Monday, Apr. 16, 1945

Gentleman of the Press

Marshall Field III, a gentleman of leisure for the first 40-odd years of his life, has spent the past ten years trying his best to be ungentlemanly. It comes hard. This week, in his first book (Freedom Is More Than a Word; University of Chicago Press; $2.50), he attempts to tell, in very gentlemanly fashion, what he is up to.

His conversion (from Eton-schooled playboy to the sugar daddy of New Deal journalism) came with the help of Manhattan's famed psychiatrist Dr. Gregory Zilboorg. But Zilboorg and the pre-Zilboorg era of riding to hounds get no mention in this partly autobiographical book. Field's immense fortune (estimated at $168 million) is dismissed quickly as "the chance of inheritance." But he explains why his New Dealing journalistic twins--Manhattan's adless, experimental PM, and Chicago's unexperimental, ad-crammed Sun--turned out so unalike:

Is Restraint a Virtue? Not pretending to give "both sides," PM is its shrill, opinionated self because Manhattan's "truly competitive daily newspaper market [forces] papers to represent different groups in order to continue." In Chicago, he puts out the better-rounded Sun because "where monopolies now exist . . . no publisher has the right to use a newspaper for the expression of his whims, prejudices and ambitions." PM, he makes clear, has his blessing to live alone and like it. "Some people seem to consider it strange that I should have paid out money to meet a paper's deficit without throwing my weight around. ... I do not . . . find it so. ... Occasionally I sit in on editorial conferences, but I do so strictly as an observer. ... I have no editorial control. ... An anti-authoritarian paper had, of necessity, to be dominated by its own staff." Does PM's excitability disturb him? Field says: "Restraint is not always a virtue when crying injustice needs to be met head on. ... A certain lack of gentlemanliness is a requisite of democracy. Gentlemen are comfortable associates, but they are seldom ... constructive socially."

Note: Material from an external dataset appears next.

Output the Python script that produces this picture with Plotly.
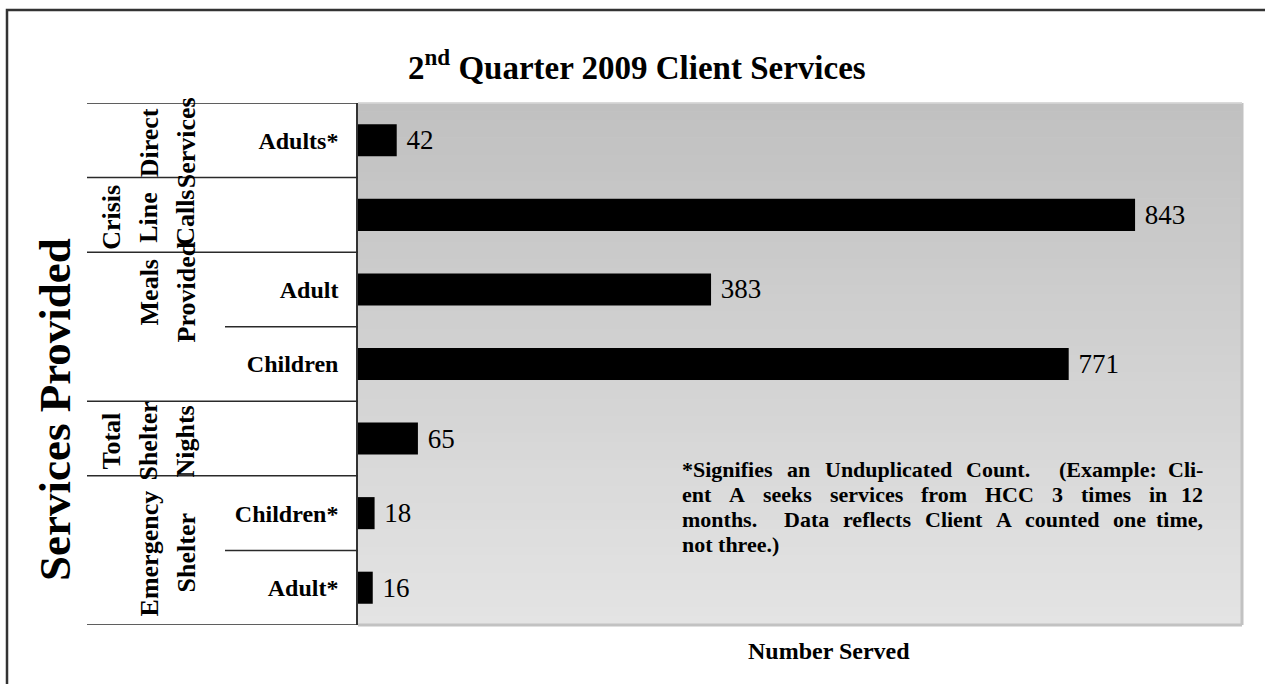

If PM is free because it takes no ads, how can the Sun carry ads and be free? Devout PM readers might not like the obvious Field answer: if you make a good enough newspaper, advertisers will have to come to you on your terms.

A Rich Man's Burden. The Sun is obviously Field's favorite. Some of the price he has paid to buck Colonel Robert ("Bertie") McCormick's Tribune (with no comics to match Bertie's fine ones, and no A.P. franchise) he tells for the first time. Arguing his (and the Government's) antimonopoly case against the A.P., Field reveals that the United Press charged him a whopping $110,000 a year for its wires. Out-of-town news bureaus and special correspondents cost him another $425,000 annually. A.P. service would cost only about $50,000, if Bertie and the A.P. would only let the Sun in. In decrying the A.P.'s "news monopoly," Field, unfortunately for his argument, ends up by proving that it is difficult, but not impossible, to get out a paper without A.P.

Much of Freedom Is More is written in the sloganizing tone of a Johnny-come-lately to social problems; but evident throughout is a convert's sincerity and humility. Field sums up the "groping of one man's mind": "I have sought to function as a participating member of a democratic society, with unusual opportunities to serve because of my financial resources, and not as a man of large property interests actuated by attitudes of self-protection. . . . What private property any of us enjoys represents the acquiescence of society in our private control of it ... and, like every privilege, it carries with it certain obligations. . . . Those who neglect the obligations, I am convinced, speed the day when this privilege will be curtailed or perhaps denied."